We had dinner together with Farnaz’s friend Amir, a laid-back chemical engineer. And we had it the local way, picnicking in the middle of the square surrounded by Iranian families laying on their carpets, under a magical full moon. The food was the traditional Iranian vegetables and noodles soup, Ash reshteh (I’m not sorry that I was living the moment and completely forgot about the photos :-P).

As Farnaz couldn’t host me and I didn’t found any Couchsurfing host either, spent the night at Amir Kabir Hostel (10€, very international, crappy bathroom, good breakfast), where I met a wonderful swiss couple that had been traveling Asia for nine months already, thus we stayed up till late talking about travel experiences… they gave me really nice tips and advices. Merci beaucoup mes amis! (They are from Lausanne, hence the French)

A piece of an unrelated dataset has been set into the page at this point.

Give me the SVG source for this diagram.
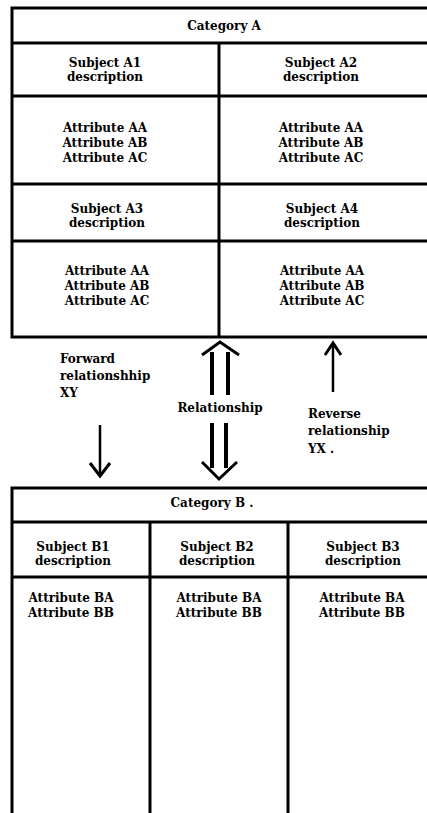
<svg xmlns="http://www.w3.org/2000/svg" width="427" height="813" viewBox="0 0 427 813">
  <style>
    .frame { fill: none; stroke: #000; stroke-width: 3; }
    .rule { stroke: #000; stroke-width: 3; fill: none; }
    .t { font-family: "DejaVu Serif", "Liberation Serif", serif; font-weight: bold; font-size: 12px; fill: #000; }
    .c { text-anchor: middle; }
    .shaft { stroke: #000; stroke-width: 4; fill: none; }
    .thin { stroke: #000; stroke-width: 2.5; fill: none; }
    .head { stroke: #000; stroke-width: 3; fill: none; stroke-linejoin: miter; }
  </style>
  <rect width="427" height="813" fill="#fff"/>

  <!-- Category A: two-by-two subject grid -->
  <g id="category-a">
    <rect class="frame" x="12" y="8" width="430" height="329"/>
    <line class="rule" x1="12" y1="43" x2="442" y2="43"/>
    <line class="rule" x1="12" y1="96" x2="442" y2="96"/>
    <line class="rule" x1="12" y1="184" x2="442" y2="184"/>
    <line class="rule" x1="12" y1="241" x2="442" y2="241"/>
    <line class="rule" x1="219" y1="43" x2="219" y2="337"/>
    <text class="t c" x="224" y="30">Category A</text>
    <g id="subject-a1">
      <text class="t c" x="105" y="67">Subject A1</text>
      <text class="t c" x="105" y="81">description</text>
      <text class="t c" x="105" y="132">Attribute AA</text>
      <text class="t c" x="105" y="147">Attribute AB</text>
      <text class="t c" x="105" y="162">Attribute AC</text>
    </g>
    <g id="subject-a2">
      <text class="t c" x="321" y="67">Subject A2</text>
      <text class="t c" x="321" y="81">description</text>
      <text class="t c" x="321" y="132">Attribute AA</text>
      <text class="t c" x="321" y="147">Attribute AB</text>
      <text class="t c" x="321" y="162">Attribute AC</text>
    </g>
    <g id="subject-a3">
      <text class="t c" x="107" y="213">Subject A3</text>
      <text class="t c" x="107" y="227">description</text>
      <text class="t c" x="107" y="275">Attribute AA</text>
      <text class="t c" x="107" y="290">Attribute AB</text>
      <text class="t c" x="107" y="305">Attribute AC</text>
    </g>
    <g id="subject-a4">
      <text class="t c" x="322" y="213">Subject A4</text>
      <text class="t c" x="322" y="227">description</text>
      <text class="t c" x="322" y="275">Attribute AA</text>
      <text class="t c" x="322" y="290">Attribute AB</text>
      <text class="t c" x="322" y="305">Attribute AC</text>
    </g>
  </g>

  <!-- Category B: three subject columns -->
  <g id="category-b">
    <rect class="frame" x="12" y="488" width="430" height="340"/>
    <line class="rule" x1="12" y1="522" x2="442" y2="522"/>
    <line class="rule" x1="12" y1="577" x2="442" y2="577"/>
    <line class="rule" x1="150" y1="522" x2="150" y2="813"/>
    <line class="rule" x1="288" y1="522" x2="288" y2="813"/>
    <text class="t c" x="212" y="507">Category B .</text>
    <g id="subject-b1">
      <text class="t c" x="73" y="551">Subject B1</text>
      <text class="t c" x="73" y="565">description</text>
      <text class="t c" x="71" y="602">Attribute BA</text>
      <text class="t c" x="71" y="617">Attribute BB</text>
    </g>
    <g id="subject-b2">
      <text class="t c" x="217" y="551">Subject B2</text>
      <text class="t c" x="217" y="565">description</text>
      <text class="t c" x="219" y="602">Attribute BA</text>
      <text class="t c" x="219" y="617">Attribute BB</text>
    </g>
    <g id="subject-b3">
      <text class="t c" x="363" y="551">Subject B3</text>
      <text class="t c" x="363" y="565">description</text>
      <text class="t c" x="362" y="602">Attribute BA</text>
      <text class="t c" x="362" y="617">Attribute BB</text>
    </g>
  </g>

  <!-- Relationships between the categories -->
  <g id="connectors">
    <!-- forward XY: A to B -->
    <g id="forward-xy">
      <line class="thin" x1="100" y1="425" x2="100" y2="476"/>
      <polyline class="head" points="90,463 100,476 110,463"/>
      <text class="t" x="60" y="363">Forward</text>
      <text class="t" x="60" y="380">relationshhip</text>
      <text class="t" x="60" y="397">XY</text>
    </g>
    <!-- two-way relationship -->
    <g id="relationship">
      <line class="shaft" x1="212" y1="352" x2="212" y2="395"/>
      <line class="shaft" x1="228" y1="352" x2="228" y2="395"/>
      <polyline class="head" points="202,355 220,342 239,355"/>
      <line class="shaft" x1="212" y1="423" x2="212" y2="468"/>
      <line class="shaft" x1="226" y1="423" x2="226" y2="468"/>
      <polyline class="head" points="202,462 219,479 237,462"/>
      <text class="t c" x="220" y="412">Relationship</text>
    </g>
    <!-- reverse YX: B to A -->
    <g id="reverse-yx">
      <line class="thin" x1="333" y1="344" x2="333" y2="392"/>
      <polyline class="head" points="325,355 333,343 341,355"/>
      <text class="t" x="308" y="418">Reverse</text>
      <text class="t" x="308" y="435">relationship</text>
      <text class="t" x="308" y="453">YX .</text>
    </g>
  </g>
</svg>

The next morning went to the Bazaar to do some shopping, after which went to visit the Shah Mosque, which was under restoration works… And the Sheikh Lotfollah Mosque, the “most beautiful mosque in the world” as they say, although they also say that “Esfahan is half of the world” so I’m not sure where it leaves us… Anyway Sheikh Lotfollah is the most beautiful I had seen so far, you can’t compare it with the grandiosity of Süleymaniye mosque in Istanbul (view post), this one is very small, but has a sublime simplicity, everything in there is in perfect harmony and exhales peacefulness. It was built by order of Shah Abbas I in 1602AD, originally has a mosque exclusively for women. 

Visited also the Ali Qapu Palace, where the Shah used to receive nobel visitors, another masterpiece of the Safavid architecture, it hosts beautiful (badly preserved) frescoes.

Clothes shop at Esfahan Bazaar​
Sheikh Lotfollah Mosque interior
Ali Qapu Palace

After a break for lunch (an ordinary burger) went to the south side of the city and visited the trendy Armenian quarter, Jolfa, and it’s churches, especially the Vank Church. From the outside it might look like just another mosque to the more distracted, but inside the intensity of its frescoes depicting scenes from the Bible is overwhelming. In there one can also visit a museum explaining the origin of the place: the Armenian genocide (in the beginning of the 20th century the Ottoman Empire undertook an ethnic cleansing killing approximately two million Armenians and forcing another two million to flee from their lands).

Vank Church

After Jolfa, headed east to watch the sunset colouring the fomous bridges over the Zayandeh ghost river (it was completely deviated for human consumption).

Khaju brigde

Farnaz’s and another Amir joined me for dinner (chicken sandwich). We talked a lot about music and their plans to go to Europe to study and work. They helped me recharging my mobile data and I ended up spending the night at Amir’s nice apartment.